See Majority Op. at 1168. Simmons, indeed, concedes as much. See Brief for Appellant Brief at 26.

. At the very least, this rationale avoids any need to remand this case for further fact finding on the prejudice issue. See Hakeem v. Beyer, 990 F.2d 750, 771 (3d Cir.1993) (remand for further fact finding on cause of delay relating to speedy trial issue); Burkett v. Cunningham, 826 F.2d 1208, 1227 (3d Cir.1987) (remand on one of three convictions to make a determination concerning prejudice). Any further delay in this case is undesirable. Hence, like the majority, 1 favor simplifying the prejudice issue by avoiding reliance solely on the delay Simmons has suffered. See Majority Op. at 1170 ("If Simmons had received an adequate and effective, though excessively delayed appeal, then the issue of prejudice would become more difficult.”).

. It is the inability to review the Batson issue, not a violation of Batson itself, that is material to our finding of prejudice in this case. Simmons also argues that the loss of the voir dire and other transcript parts affected his ability to establish that his trial in the Patterson vicinage was constitutionally unfair entitling him to have his motions for a venue or venire change granted. I believe this argument lacks merit and, like the majority, am unable to discern any other issue Simmons has raised for which the reconstructed record is inadequate. See Majority Op. at 1160 n. 1.

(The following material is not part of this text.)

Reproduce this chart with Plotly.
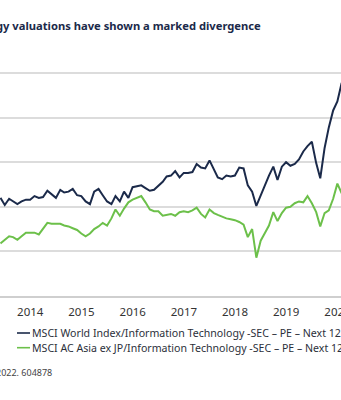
import pandas as pd
import plotly.graph_objects as go

# Monthly forward P/E readings, Dec 2013 onwards
months = pd.date_range("2013-12-01", periods=81, freq="MS")

world_it_pe = [
    16.0, 15.2, 15.9, 15.6, 15.3, 15.6, 15.8, 15.8, 16.2, 16.0, 16.1, 16.8,
    16.4, 16.0, 16.9, 16.6, 16.7, 17.0, 16.3, 16.2, 15.6, 15.3, 16.7, 17.0,
    16.3, 15.6, 15.3, 16.2, 15.6, 16.7, 16.0, 17.2, 17.3, 17.4, 17.1, 16.8,
    16.9, 17.3, 17.8, 18.4, 18.5, 19.0, 18.3, 18.8, 18.8, 18.9, 19.8, 19.4,
    19.3, 20.2, 19.1, 18.3, 18.1, 18.5, 18.4, 18.5, 19.4, 19.3, 17.4, 16.7,
    15.1, 16.3, 17.6, 18.5, 19.5, 18.0, 19.5, 20.0, 19.6, 19.8, 20.3, 21.2,
    21.8, 22.3, 19.9, 18.2, 21.6, 23.9, 25.8, 26.8, 28.9,
]

asia_it_pe = [
    10.9, 11.3, 11.7, 11.6, 11.3, 11.7, 12.1, 12.1, 12.1, 11.9, 12.6, 13.2,
    13.1, 13.1, 13.1, 12.9, 12.8, 12.6, 12.4, 12.0, 11.7, 12.0, 12.5, 12.8,
    13.2, 12.9, 13.7, 14.7, 14.0, 14.8, 15.5, 15.8, 16.0, 16.2, 15.5, 14.7,
    14.5, 14.5, 14.0, 14.1, 14.2, 14.0, 14.4, 14.5, 14.4, 14.6, 14.9, 14.2,
    13.8, 14.7, 14.3, 14.1, 13.9, 13.7, 13.6, 13.5, 13.3, 13.0, 11.6, 12.5,
    9.3, 11.2, 12.1, 12.9, 14.4, 13.4, 14.3, 14.9, 15.0, 15.4, 15.6, 15.5,
    16.2, 15.4, 14.4, 12.8, 14.3, 14.6, 15.9, 17.6, 16.5,
]

# Year labels sit mid-year
year_labels = ["2014", "2015", "2016", "2017", "2018", "2019", "2020"]
year_ticks = [f"{y}-07-02" for y in year_labels]

series_names = [
    "MSCI World Index/Information Technology -SEC \u2013 PE \u2013 Next 12 Months",
    "MSCI AC Asia ex JP/Information Technology -SEC \u2013 PE \u2013 Next 12 Months",
]
series_colors = ["#1b2a4a", "#6cc04a"]

title_text = "Technology valuations have shown a marked divergence"
source_text = "2022. 604878"

W, H = 341, 400
M_T, M_B = 70, 104
PLOT_H = H - M_T - M_B


def py(px):
    """Pixel row -> paper y."""
    return (H - M_B - px) / PLOT_H


def pxx(px):
    """Pixel column -> paper x."""
    return px / W


fig = go.Figure()
for name, vals, col in zip(series_names, [world_it_pe, asia_it_pe], series_colors):
    fig.add_trace(go.Scatter(
        x=months, y=vals, mode="lines", name=name,
        line=dict(color=col, width=2), showlegend=False,
    ))

font_family = "Noto Sans, Open Sans, sans-serif"

# Title
fig.add_annotation(
    text="<b>" + title_text + "</b>", xref="paper", yref="paper",
    x=pxx(263), y=py(25), xanchor="right", yanchor="middle",
    showarrow=False, font=dict(family=font_family, size=11.2, color="#1b2a4a"),
)

# Legend rows drawn as short line + label
for i, (name, col) in enumerate(zip(series_names, series_colors)):
    yy = 333 + i * 14.7
    fig.add_shape(
        type="line", xref="paper", yref="paper",
        x0=pxx(17), x1=pxx(30), y0=py(yy), y1=py(yy),
        line=dict(color=col, width=1.6),
    )
    fig.add_annotation(
        text=name, xref="paper", yref="paper",
        x=pxx(30), y=py(yy), xanchor="left", yanchor="middle",
        showarrow=False, font=dict(family=font_family, size=10.6, color="#2b2f3a"),
    )

# Source line
fig.add_annotation(
    text=source_text, xref="paper", yref="paper",
    x=pxx(53.5), y=py(372), xanchor="right", yanchor="middle",
    showarrow=False, font=dict(family=font_family, size=9.0, color="#444444"),
)

fig.update_layout(
    width=W, height=H,
    margin=dict(l=0, r=0, t=M_T, b=M_B, autoexpand=False),
    plot_bgcolor="white", paper_bgcolor="white",
    font=dict(family=font_family, color="#333333"),
    xaxis=dict(
        type="date",
        range=["2013-11-28", "2020-07-27"],
        tickvals=year_ticks, ticktext=year_labels,
        ticks="outside", ticklen=4, tickcolor="rgba(0,0,0,0)",
        ticklabeloverflow="allow", automargin=False,
        showgrid=False, zeroline=False,
        showline=True, linecolor="#cfcfcf", linewidth=2,
        tickfont=dict(size=11.5, color="#333333"),
    ),
    yaxis=dict(
        range=[5, 5 + PLOT_H * 25 / 223],
        dtick=5, tick0=5,
        showticklabels=False, ticks="",
        showgrid=True, gridcolor="#dcdcdc", gridwidth=2,
        zeroline=False, showline=False, automargin=False,
    ),
)

fig.write_html("out.html")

. Interestingly, the majority then concludes that the reconstructed record is sufficient to show a prima facie Batson claim. See Majority Op. at 1168. In so concluding, I believe the majority goes beyond Simmons’s argument. As I read his brief, he argues he cannot make a prima facie showing of a Batson violation on the reconstructed record. See Brief of Appellant at 26. Whether we analyze Simmons's case on the basis of this concession or, as the majority does, it is the deficiency in the reconstructed record with respect to the voir dire transcript that establishes irremediable prejudice to Simmons.

. Once a state gives a convicted criminal defendant a right to appeal, the Fourteenth Amendment due process clause requires the State to provide an adequate means, including effective assistance of counsel, to process the appeal. See Evitts v. Lucey, 469 U.S. 387, 105 S.Ct. 830, 83 L.Ed.2d 821 (1985); Douglas v. California, 372 U.S. 353, 83 S.Ct. 814, 9 L.Ed.2d 811 (1963); Griffin v. Illinois, 351 U.S. 12, 76 S.Ct. 585, 100 L.Ed. 891 (1956).

. New Jersey Rule 2:4-4(a) permits its appellate courts to extend the time for appeal by 30 days. Compare New Jersey R. 2:4-4(a) (1995) ("The appellate court, upon a showing of good cause and the absence of prejudice, may extend the time fixed by R. 2:4-1 (a) (final judgment) ... for a period not exceeding 30 days, but only if the notice of appeal or notice of petition for certification was in fact served and filed within the time as extended.”) -with Notice to Appellate Bar, 100 N.J.L.J. 1208 (1977) ("The Supreme Court has directed the Appellate Division to relax Rule 2:4— 4(a) in favor of allowing an out-of-time appeal nunc pro tunc on behalf of an indigent criminal defendant in any case where it satisfactorily appears that the defendant, personally, within time, requested his trial counsel or the Public Defender’s Office to file an appeal on his behalf.”). Unfortunately, the State did not appreciate the need to relax the strict time limits on appeal with respect to Simmons’s case. If it had, this habeas proceeding might well have been avoided.

. I use the term "unassailable” because I agree with the Court that none of the issues Simmons has raised, except his hybrid due process-equal protection claim based on Batson and the State’s inability to afford him adequate appellate review in a timely fashion, have merit. See Majority Op. at 1160 n. 1.

. This particular fictitious form of time travel may merely reflect the vestigial survival of the common law rule that courts lack jurisdiction to hear an untimely appeal. It fails, however, to disguise the fact that Simmons's conviction had every appearance of finality long before Batson, but is now subject to review only by virtue of this collateral proceeding.

. The two exceptions espoused in Teague, which require the retroactive application of a new rule if it (1) "places 'certain kinds of primary, private individual conduct beyond the power of the criminal law-making authority to proscribe,' ” Teague, 489 U.S. at 311, 109 S.Ct. at 1075-76 (quoting Mackey v. United States, 401 U.S. 667, 692, 91 S.Ct. 1160, 1165, 28 L.Ed.2d 404 (1972) (Harlan, J., concurring)), and (2) “implicate[s] the fundamental fairness of the trial” and factual innocence, id. at 312, 109 S.Ct. at 1076, do not apply here.

. In his reference to Justice Harlan’s view on retroactivity, Justice Powell may be using the term "convicted” interchangeably with the term "final.” See Mackey, 401 U.S. at 682-83, 91 S.Ct. at 1165 (Harlan, J. concurring); see also Griffith, 479 U.S. at 329, 107 S.Ct. at 716-17 (Rehnquist, C.J., dissenting) (new constitutional rules governing criminal prosecutions should not apply in collateral proceedings challenging convictions that become final before the rule is announced).

.It is doubly unfortunate because neither Simmons himself nor the State had given us any analysis of the retroactivity problem and, by his reliance on State v. Gilmore, 103 N.J. 508, 511 A.2d 1150 (1986) (New Jersey’s Batson analogue), which plainly does not apply to Simmons's case, this Court, the state appellate court, and the district court have all been left without the benefit of any real advocacy concerning ret-roactivity as it applies to appeals nunc pro tunc.